[start of The records]
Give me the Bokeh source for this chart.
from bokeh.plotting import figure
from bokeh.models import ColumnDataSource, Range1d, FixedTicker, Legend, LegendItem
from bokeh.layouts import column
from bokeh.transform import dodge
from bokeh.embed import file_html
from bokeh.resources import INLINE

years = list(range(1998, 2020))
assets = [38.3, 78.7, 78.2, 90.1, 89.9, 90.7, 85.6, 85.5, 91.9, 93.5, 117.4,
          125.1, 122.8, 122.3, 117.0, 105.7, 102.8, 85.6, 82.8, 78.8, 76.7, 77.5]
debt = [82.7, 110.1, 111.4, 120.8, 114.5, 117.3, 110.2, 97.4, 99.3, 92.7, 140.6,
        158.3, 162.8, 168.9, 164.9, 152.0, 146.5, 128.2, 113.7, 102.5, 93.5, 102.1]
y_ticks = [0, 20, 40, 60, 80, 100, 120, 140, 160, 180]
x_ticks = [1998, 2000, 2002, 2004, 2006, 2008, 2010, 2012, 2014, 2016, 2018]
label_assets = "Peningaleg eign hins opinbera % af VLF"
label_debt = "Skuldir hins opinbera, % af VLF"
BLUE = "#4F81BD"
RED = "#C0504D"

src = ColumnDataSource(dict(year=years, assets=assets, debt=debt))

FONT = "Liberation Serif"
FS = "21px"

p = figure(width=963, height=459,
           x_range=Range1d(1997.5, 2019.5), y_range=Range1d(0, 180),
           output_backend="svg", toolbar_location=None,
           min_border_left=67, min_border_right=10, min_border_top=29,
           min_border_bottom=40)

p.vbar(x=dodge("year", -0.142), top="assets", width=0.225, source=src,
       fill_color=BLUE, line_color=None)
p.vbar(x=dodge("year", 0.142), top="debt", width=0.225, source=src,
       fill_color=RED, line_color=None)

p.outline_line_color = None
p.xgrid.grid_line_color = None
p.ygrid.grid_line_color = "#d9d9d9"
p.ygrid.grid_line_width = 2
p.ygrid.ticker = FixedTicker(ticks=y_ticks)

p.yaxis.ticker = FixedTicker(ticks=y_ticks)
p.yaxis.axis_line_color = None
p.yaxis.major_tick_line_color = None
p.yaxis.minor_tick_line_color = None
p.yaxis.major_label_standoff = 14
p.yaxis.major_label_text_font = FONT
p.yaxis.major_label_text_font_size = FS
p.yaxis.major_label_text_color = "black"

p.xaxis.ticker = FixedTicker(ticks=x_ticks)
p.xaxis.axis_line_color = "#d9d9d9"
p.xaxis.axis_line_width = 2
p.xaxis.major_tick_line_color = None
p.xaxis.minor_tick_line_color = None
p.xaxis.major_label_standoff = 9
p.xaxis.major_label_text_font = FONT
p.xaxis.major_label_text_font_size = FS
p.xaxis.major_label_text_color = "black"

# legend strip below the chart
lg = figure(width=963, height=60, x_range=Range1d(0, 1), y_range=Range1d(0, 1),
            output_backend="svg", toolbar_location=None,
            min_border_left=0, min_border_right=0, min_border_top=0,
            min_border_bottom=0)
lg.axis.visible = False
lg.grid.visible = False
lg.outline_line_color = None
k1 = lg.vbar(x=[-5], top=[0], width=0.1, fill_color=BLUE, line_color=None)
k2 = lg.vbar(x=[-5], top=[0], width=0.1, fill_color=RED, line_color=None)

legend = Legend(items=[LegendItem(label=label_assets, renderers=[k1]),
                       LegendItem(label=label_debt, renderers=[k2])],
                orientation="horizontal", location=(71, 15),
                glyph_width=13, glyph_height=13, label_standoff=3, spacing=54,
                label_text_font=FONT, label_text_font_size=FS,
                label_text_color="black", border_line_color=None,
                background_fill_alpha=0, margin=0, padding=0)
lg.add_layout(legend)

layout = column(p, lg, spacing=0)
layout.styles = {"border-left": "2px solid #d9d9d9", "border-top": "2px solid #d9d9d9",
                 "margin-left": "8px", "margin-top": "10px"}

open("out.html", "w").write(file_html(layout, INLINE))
[end of The records]
[start of The records]
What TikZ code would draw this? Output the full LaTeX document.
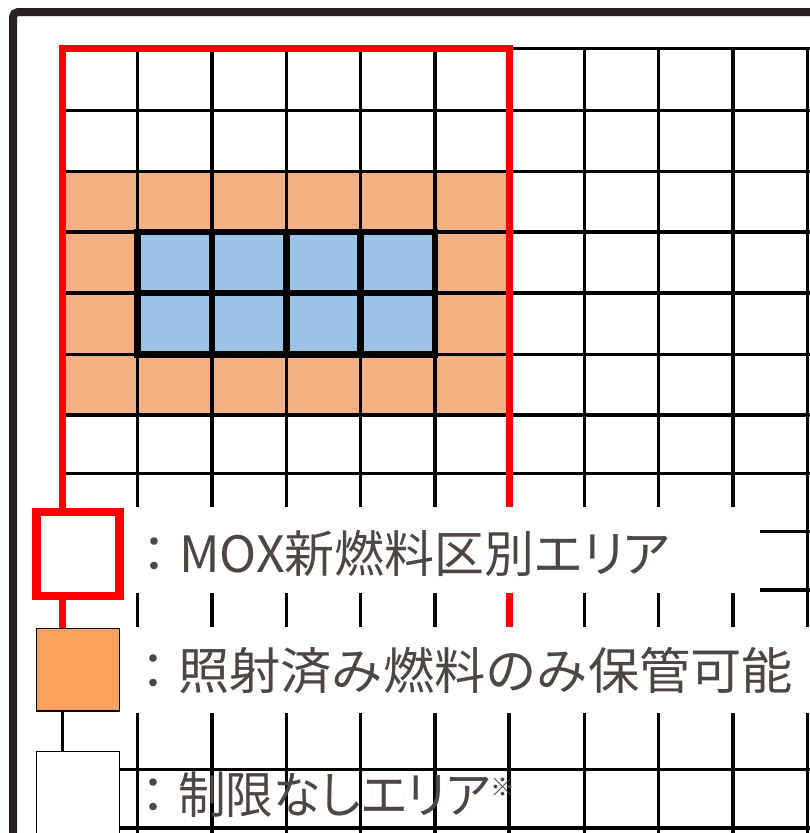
[end of The records]
[start of The records]
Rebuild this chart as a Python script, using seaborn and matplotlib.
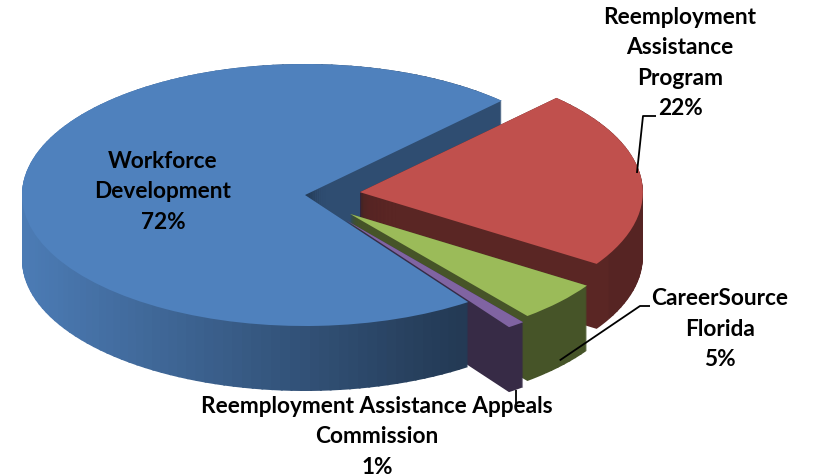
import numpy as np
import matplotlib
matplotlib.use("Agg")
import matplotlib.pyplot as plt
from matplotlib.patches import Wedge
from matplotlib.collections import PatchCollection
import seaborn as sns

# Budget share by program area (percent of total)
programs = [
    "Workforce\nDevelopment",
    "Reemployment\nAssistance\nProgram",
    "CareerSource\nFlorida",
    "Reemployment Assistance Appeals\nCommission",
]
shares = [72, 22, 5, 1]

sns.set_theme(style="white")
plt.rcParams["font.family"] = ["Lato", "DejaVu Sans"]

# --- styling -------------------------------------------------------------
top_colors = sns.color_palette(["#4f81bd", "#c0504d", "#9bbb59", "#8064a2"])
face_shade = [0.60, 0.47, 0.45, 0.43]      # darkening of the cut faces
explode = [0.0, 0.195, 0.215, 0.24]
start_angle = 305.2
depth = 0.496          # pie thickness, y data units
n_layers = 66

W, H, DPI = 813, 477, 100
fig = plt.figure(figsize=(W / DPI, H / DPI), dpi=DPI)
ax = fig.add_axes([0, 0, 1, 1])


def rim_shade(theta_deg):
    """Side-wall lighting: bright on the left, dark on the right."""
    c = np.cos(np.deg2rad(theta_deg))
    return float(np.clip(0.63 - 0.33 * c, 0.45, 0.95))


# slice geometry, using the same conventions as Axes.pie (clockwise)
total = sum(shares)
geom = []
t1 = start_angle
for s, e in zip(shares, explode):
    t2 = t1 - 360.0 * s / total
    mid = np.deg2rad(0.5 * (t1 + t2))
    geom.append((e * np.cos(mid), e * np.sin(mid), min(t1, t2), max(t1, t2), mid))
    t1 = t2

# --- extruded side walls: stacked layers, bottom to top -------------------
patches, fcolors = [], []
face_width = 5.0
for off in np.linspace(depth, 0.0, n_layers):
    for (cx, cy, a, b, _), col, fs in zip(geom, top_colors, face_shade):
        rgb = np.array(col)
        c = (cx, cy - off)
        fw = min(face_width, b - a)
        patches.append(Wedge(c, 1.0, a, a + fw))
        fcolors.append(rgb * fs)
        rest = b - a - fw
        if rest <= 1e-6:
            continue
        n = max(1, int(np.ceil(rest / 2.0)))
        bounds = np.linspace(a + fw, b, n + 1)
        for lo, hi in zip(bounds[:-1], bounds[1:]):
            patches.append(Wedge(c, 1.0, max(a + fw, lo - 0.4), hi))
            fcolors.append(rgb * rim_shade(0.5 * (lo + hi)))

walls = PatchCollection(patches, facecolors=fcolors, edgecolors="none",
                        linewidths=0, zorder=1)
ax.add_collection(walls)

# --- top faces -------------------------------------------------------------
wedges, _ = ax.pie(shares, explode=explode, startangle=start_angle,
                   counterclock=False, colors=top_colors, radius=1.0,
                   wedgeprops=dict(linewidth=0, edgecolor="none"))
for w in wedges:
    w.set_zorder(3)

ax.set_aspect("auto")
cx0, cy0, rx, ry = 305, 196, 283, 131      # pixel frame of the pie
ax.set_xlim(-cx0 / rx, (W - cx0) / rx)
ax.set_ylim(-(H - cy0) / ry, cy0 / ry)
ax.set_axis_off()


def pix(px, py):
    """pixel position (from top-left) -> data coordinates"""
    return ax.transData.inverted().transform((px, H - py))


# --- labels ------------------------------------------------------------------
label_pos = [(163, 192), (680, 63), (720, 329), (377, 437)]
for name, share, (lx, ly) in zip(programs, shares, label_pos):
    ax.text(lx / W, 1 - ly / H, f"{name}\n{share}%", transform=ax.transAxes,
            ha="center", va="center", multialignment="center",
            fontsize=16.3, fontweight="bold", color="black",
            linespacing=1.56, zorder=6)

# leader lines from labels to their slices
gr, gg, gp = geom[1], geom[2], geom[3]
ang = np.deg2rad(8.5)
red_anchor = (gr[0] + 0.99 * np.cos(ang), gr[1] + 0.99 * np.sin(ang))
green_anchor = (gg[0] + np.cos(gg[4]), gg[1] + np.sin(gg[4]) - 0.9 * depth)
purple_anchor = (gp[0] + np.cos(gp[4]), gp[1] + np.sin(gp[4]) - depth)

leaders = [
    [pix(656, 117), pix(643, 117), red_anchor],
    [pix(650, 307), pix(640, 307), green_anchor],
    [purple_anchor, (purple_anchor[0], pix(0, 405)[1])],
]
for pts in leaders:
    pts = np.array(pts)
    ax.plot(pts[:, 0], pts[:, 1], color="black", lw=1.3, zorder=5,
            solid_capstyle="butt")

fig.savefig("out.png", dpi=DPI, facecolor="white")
[end of The records]
Your task
Copy, from the material above, each line in which the string "using" occurs.

Output
Rebuild this chart as a Python script, using seaborn and matplotlib.
# slice geometry, using the same conventions as Axes.pie (clockwise)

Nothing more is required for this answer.